Does the plane take off using #1?
Does the plane take off using #2?

EDITED: There are two interpretations to the question, #1 or #2. It's best you clarify which of the two conditions you have in mind when making your argument. If you're familiar with the original interpretation of the question, it would be #2."

Edit: added quotation marks

#1 is impossible. The wheel-speed would quickly increase to infinity.

Nothing is impossible. Not if you can imagine it!

 

[sdifox]

Originally posted by: smack Down

Originally posted by: DanTMWTMP
I've never seen a more dense person who refuses to thoroughly read anything than Jandrews.

The argument isn't about wind going over the wings. It's about the plane moving foward in relation to a point outside of the threadmill/plane model. In relation to this point, the plane moves forward as if the treadmill is nonexistent. Numerous youtube videos already show that the plane moves foward. Engines act on the air, not on the ground.

A Car WILL stay stationary
A plane will not.

I have no idea why you are so stupidly dense not to realize this utterly simple riddle.

You are completely wrong. A Car and plane will behave identical on a treadmill.

AS for the physics lets pretend that we have two cars that have the same mass(m), same moment of inertia(i), and no friction.
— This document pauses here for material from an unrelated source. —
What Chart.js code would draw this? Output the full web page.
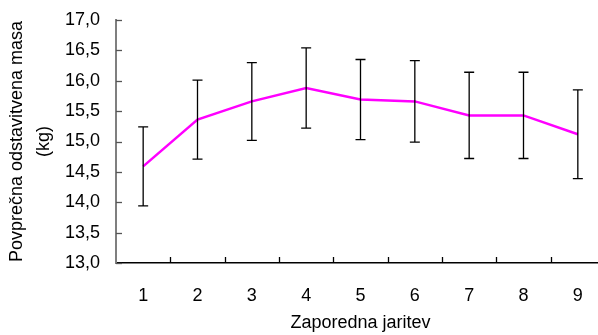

For the sake of simplicity lets take the acceleration at 1 m/s/s

On a road do you agree that they would reach a speed of 1 m/s after one second of driving? and both have the same amount of kinetic energy? 1 * m + 1 * i

Ok now lets put our two cars on the same treadmill. Your theory is the the rocket car will still accelerate at 1 m/s/s (or some other value greater then zero) and the engine car will accelerate at 0 m/s/s (that is stay in place). Correct? Additional you claim that the treadmill will be going backwards at a minimum of 1 m/s/s (In reality it would be going faster then this. The speed depends on the mass of the car. 1 m/s/s is only true with a car of zero mass.)

The rocket car energy is 1 * m + i * (1 + Vtreadmill)^2.
The normal car has an energy is 0 *m + i * Vtreadmill^2

Remember that in the 1 second on the road they had the same energy and now the rocket car has much more energy when both are required to be equal and equal to the original 1 * m + 1 * i. There is no way a plane can behave differently then the car.
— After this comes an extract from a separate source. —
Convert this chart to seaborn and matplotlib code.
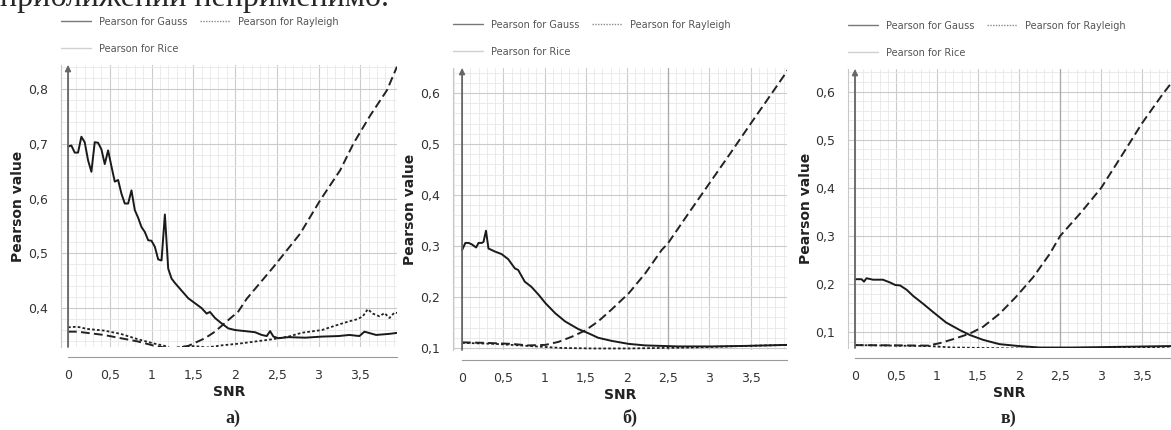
# Pearson value vs SNR for three noise models (panels а, б, в)

import numpy as np
import matplotlib.pyplot as plt
import matplotlib.ticker as mticker
from matplotlib.lines import Line2D
import seaborn as sns

# ---- panel а) ----
a_gauss_x = [0.00, 0.04, 0.08, 0.12, 0.16, 0.20, 0.24, 0.28, 0.32, 0.36, 0.40, 0.44, 0.48,
             0.52, 0.56, 0.60, 0.64, 0.68, 0.72, 0.76, 0.80, 0.84, 0.88, 0.92, 0.96, 1.00,
             1.04, 1.08, 1.12, 1.16, 1.20, 1.24, 1.28, 1.36, 1.44, 1.52, 1.60, 1.66, 1.70,
             1.76, 1.84, 1.92, 2.00, 2.12, 2.24, 2.32, 2.38, 2.42, 2.46, 2.52, 2.64, 2.84,
             3.04, 3.24, 3.37, 3.49, 3.55, 3.62, 3.69, 3.85, 3.95]
a_gauss_y = [0.695, 0.697, 0.684, 0.684, 0.713, 0.703, 0.670, 0.649, 0.703, 0.702, 0.690, 0.663, 0.688,
             0.659, 0.631, 0.634, 0.609, 0.591, 0.591, 0.615, 0.579, 0.565, 0.548, 0.539, 0.524, 0.523,
             0.512, 0.489, 0.487, 0.571, 0.472, 0.454, 0.446, 0.432, 0.418, 0.409, 0.400, 0.390, 0.393,
             0.382, 0.372, 0.363, 0.360, 0.358, 0.356, 0.351, 0.349, 0.358, 0.348, 0.345, 0.347, 0.346,
             0.348, 0.349, 0.351, 0.349, 0.357, 0.354, 0.351, 0.353, 0.355]
a_rayleigh_x = [0.00, 0.11, 0.23, 0.43, 0.63, 0.84, 1.04, 1.16, 1.24, 1.44, 1.56, 1.66, 1.84, 2.04,
                2.24, 2.44, 2.64, 2.80, 3.04, 3.24, 3.37, 3.47, 3.53, 3.59, 3.65, 3.73, 3.79, 3.85,
                3.91, 3.95]
a_rayleigh_y = [0.365, 0.366, 0.362, 0.359, 0.353, 0.343, 0.335, 0.331, 0.326, 0.331, 0.330, 0.328,
                0.332, 0.335, 0.339, 0.343, 0.348, 0.355, 0.360, 0.370, 0.376, 0.380, 0.385, 0.398,
                0.390, 0.385, 0.391, 0.382, 0.392, 0.391]
a_rice_x = [0.00, 0.11, 0.43, 0.84, 1.04, 1.24, 1.44, 1.64, 1.76, 1.88, 2.04, 2.14, 2.46, 2.78,
            3.02, 3.26, 3.42, 3.62, 3.82, 3.94]
a_rice_y = [0.357, 0.357, 0.351, 0.339, 0.331, 0.326, 0.331, 0.345, 0.357, 0.373, 0.394, 0.417,
            0.475, 0.536, 0.597, 0.652, 0.701, 0.752, 0.798, 0.841]

# ---- panel б) ----
b_gauss_x = [0.00, 0.04, 0.08, 0.12, 0.17, 0.20, 0.24, 0.26, 0.29, 0.32, 0.40, 0.48, 0.56, 0.64,
             0.68, 0.76, 0.84, 0.93, 1.01, 1.13, 1.25, 1.41, 1.53, 1.65, 1.81, 2.02, 2.22, 2.42,
             2.62, 3.03, 3.43, 3.95]
b_gauss_y = [0.292, 0.306, 0.306, 0.303, 0.297, 0.306, 0.306, 0.308, 0.330, 0.295, 0.289, 0.284,
             0.274, 0.256, 0.253, 0.230, 0.220, 0.204, 0.188, 0.168, 0.152, 0.137, 0.129, 0.120,
             0.114, 0.108, 0.105, 0.104, 0.103, 0.103, 0.104, 0.106]
b_rayleigh_x = [0.00, 0.40, 0.80, 1.21, 1.61, 2.02, 2.42, 2.82, 3.43, 3.95]
b_rayleigh_y = [0.110, 0.108, 0.104, 0.100, 0.099, 0.099, 0.100, 0.101, 0.104, 0.106]
b_rice_x = [0.00, 0.28, 0.60, 0.80, 1.01, 1.17, 1.33, 1.49, 1.65, 1.81, 2.02, 2.22, 2.42, 2.50,
            2.75, 3.00, 3.25, 3.50, 3.75, 3.95]
b_rice_y = [0.111, 0.110, 0.108, 0.105, 0.106, 0.112, 0.122, 0.134, 0.152, 0.175, 0.207, 0.246,
            0.292, 0.306, 0.365, 0.423, 0.481, 0.540, 0.598, 0.645]

# ---- panel в) ----
c_gauss_x = [0.00, 0.08, 0.11, 0.14, 0.22, 0.34, 0.43, 0.49, 0.55, 0.63, 0.71, 0.83, 0.95, 1.11,
             1.28, 1.40, 1.56, 1.76, 2.00, 2.25, 2.65, 3.06, 3.46, 3.85]
c_gauss_y = [0.210, 0.210, 0.205, 0.212, 0.209, 0.209, 0.203, 0.198, 0.197, 0.188, 0.175, 0.159,
             0.142, 0.120, 0.104, 0.094, 0.084, 0.075, 0.071, 0.068, 0.068, 0.069, 0.070, 0.071]
c_rayleigh_x = [0.00, 0.90, 1.20, 1.60, 2.00, 2.50, 3.00, 3.50, 3.85]
c_rayleigh_y = [0.073, 0.071, 0.068, 0.067, 0.066, 0.066, 0.067, 0.068, 0.070]
c_rice_x = [0.00, 0.89, 1.03, 1.19, 1.40, 1.56, 1.76, 1.96, 2.17, 2.37, 2.50, 2.75, 3.00, 3.25,
            3.50, 3.75, 3.85]
c_rice_y = [0.073, 0.072, 0.077, 0.085, 0.097, 0.111, 0.138, 0.173, 0.214, 0.262, 0.300, 0.348,
            0.400, 0.467, 0.535, 0.595, 0.617]

panel_letters = ['а)', 'б)', 'в)']
legend_labels = ['Pearson for Gauss', 'Pearson for Rayleigh', 'Pearson for Rice']

sns.set_style('white')
plt.rcParams['font.family'] = ['DejaVu Sans']

W, H = 1171, 430
fig = plt.figure(figsize=(W / 100, H / 100), dpi=100)

# axes boxes in pixels: left, top, right, bottom
boxes = [(61, 65, 397, 347), (453, 68, 787, 350), (848, 69, 1171, 348)]
xlims = [(-0.084, 3.94), (-0.11, 3.94), (-0.085, 3.85)]
ylims = [(0.329, 0.844), (0.096, 0.649), (0.067, 0.647)]
letter_x = [233, 630, 1008]
panels = [
    (a_gauss_x, a_gauss_y, a_rayleigh_x, a_rayleigh_y, a_rice_x, a_rice_y),
    (b_gauss_x, b_gauss_y, b_rayleigh_x, b_rayleigh_y, b_rice_x, b_rice_y),
    (c_gauss_x, c_gauss_y, c_rayleigh_x, c_rayleigh_y, c_rice_x, c_rice_y),
]

comma = mticker.FuncFormatter(lambda v, p: f'{v:g}'.replace('.', ','))

for i, (gx, gy, rx, ry, cx, cy) in enumerate(panels):
    l, t, r, b = boxes[i]
    ax = fig.add_axes([l / W, 1 - b / H, (r - l) / W, (b - t) / H])

    ax.xaxis.set_major_locator(mticker.MultipleLocator(0.5))
    ax.xaxis.set_minor_locator(mticker.MultipleLocator(0.1))
    ax.yaxis.set_major_locator(mticker.MultipleLocator(0.1))
    ax.yaxis.set_minor_locator(mticker.MultipleLocator(0.02))
    ax.xaxis.set_major_formatter(comma)
    ax.yaxis.set_major_formatter(comma)
    ax.grid(which='major', color='#cbcbcb', lw=0.8)
    ax.grid(which='minor', color='#e8e8e8', lw=0.6)
    ax.set_axisbelow(True)
    if i > 0:
        ax.axvline(2.5, color='#a8a8a8', lw=0.9, zorder=1)

    sns.lineplot(x=rx, y=ry, ax=ax, color='#222222', lw=1.3,
                 linestyle=(0, (1.5, 1.2)), estimator=None, sort=False)
    sns.lineplot(x=cx, y=cy, ax=ax, color='#222222', lw=1.4,
                 linestyle=(0, (4.5, 2.2)), estimator=None, sort=False)
    sns.lineplot(x=gx, y=gy, ax=ax, color='#1a1a1a', lw=1.4,
                 estimator=None, sort=False)

    ax.set_xlim(*xlims[i])
    ax.set_ylim(*ylims[i])

    # vertical axis arrow at SNR = 0
    ax.annotate('', xy=(0, ylims[i][1]), xytext=(0, ylims[i][0]),
                arrowprops=dict(arrowstyle='-|>', color='#666666', lw=1.3,
                                mutation_scale=8, shrinkA=0, shrinkB=0))

    for s in ['top', 'right']:
        ax.spines[s].set_visible(False)
    ax.spines['left'].set_color('#c8c8c8')
    ax.spines['bottom'].set_color('#9a9a9a')
    ax.spines['bottom'].set_position(('outward', 7))
    ax.spines['bottom'].set_bounds(0, xlims[i][1])

    ax.tick_params(which='both', direction='out', colors='#9a9a9a',
                   labelcolor='#333333', labelsize=9, width=0.8)
    ax.tick_params(which='major', length=6)
    ax.tick_params(which='minor', length=4)
    ax.tick_params(axis='x', pad=3)

    ax.set_xlabel('SNR', fontsize=10, fontweight='bold', color='#222222')
    ax.set_ylabel('Pearson value', fontsize=10, fontweight='bold', color='#222222')
    ax.xaxis.set_label_coords(0.5, -0.135)
    ax.yaxis.set_label_coords(-0.108, 0.5)

    handles = [Line2D([], [], color='#777777', lw=1.0),
               Line2D([], [], color='#d0d0d0', lw=1.0),
               Line2D([], [], color='#8a8a8a', lw=1.0, linestyle=(0, (1, 1)))]
    ax.legend(handles, [legend_labels[0], legend_labels[2], legend_labels[1]],
              ncol=2, loc='lower left', bbox_to_anchor=(0, 1.04), frameon=False,
              fontsize=7, labelcolor='#555555', borderaxespad=0, borderpad=0,
              handlelength=3.1, handletextpad=0.8, columnspacing=1.3, labelspacing=1.75)

    fig.text(letter_x[i] / W, 1 - 418 / H, panel_letters[i], ha='center', va='center',
             fontsize=13, fontweight='bold', family='Liberation Serif')

# clipped line of document text at the very top
fig.text(0.0, 1 - 6 / H, 'приближении неприменимо.', ha='left', va='baseline',
         fontsize=23, family='Liberation Serif')

fig.savefig('out.png', dpi=100)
err, we are talking about how the energy is used. car torques the wheels to move forward, plane does not torque the wheel to move forward. Otherwise we would have no airplanes!

 

[hiromizu]

You Morons. The plane explodes.

 

[sdifox]

Originally posted by: JujuFish

Originally posted by: spamsk8r
I must have missed something, because everybody is saying that the plane will take off, when it absolutely will not. Is my sarcasm detector broken?

I hope you're being sarcastic, because if not, you're absolutely wrong.

I'll bet you $1,000 the plane takes off.

Can I borrow a salmon so I can fish-slap all those who believe in alternative physics?

 

[MegaVovaN]

Originally posted by: sdifox

Originally posted by: JujuFish

Originally posted by: spamsk8r
I must have missed something, because everybody is saying that the plane will take off, when it absolutely will not. Is my sarcasm detector broken?

I hope you're being sarcastic, because if not, you're absolutely wrong.

I'll bet you $1,000 the plane takes off.

Can I borrow a salmon so I can fish-slap all those who believe in alternative physics?

Here is a truckload of large salmon buddy. Good luck on slappin these idiots thinking plane will not take off :roll:

It does take off you dumbwits :thumbsdown:

 

[waggy]

Originally posted by: sdifox

Originally posted by: smack Down

Originally posted by: DanTMWTMP
I've never seen a more dense person who refuses to thoroughly read anything than Jandrews.

The argument isn't about wind going over the wings. It's about the plane moving foward in relation to a point outside of the threadmill/plane model. In relation to this point, the plane moves forward as if the treadmill is nonexistent. Numerous youtube videos already show that the plane moves foward. Engines act on the air, not on the ground.

A Car WILL stay stationary
A plane will not.

I have no idea why you are so stupidly dense not to realize this utterly simple riddle.

You are completely wrong. A Car and plane will behave identical on a treadmill.

AS for the physics lets pretend that we have two cars that have the same mass(m), same moment of inertia(i), and no friction. For the sake of simplicity lets take the acceleration at 1 m/s/s

On a road do you agree that they would reach a speed of 1 m/s after one second of driving? and both have the same amount of kinetic energy? 1 * m + 1 * i

Ok now lets put our two cars on the same treadmill. Your theory is the the rocket car will still accelerate at 1 m/s/s (or some other value greater then zero) and the engine car will accelerate at 0 m/s/s (that is stay in place). Correct? Additional you claim that the treadmill will be going backwards at a minimum of 1 m/s/s (In reality it would be going faster then this. The speed depends on the mass of the car. 1 m/s/s is only true with a car of zero mass.)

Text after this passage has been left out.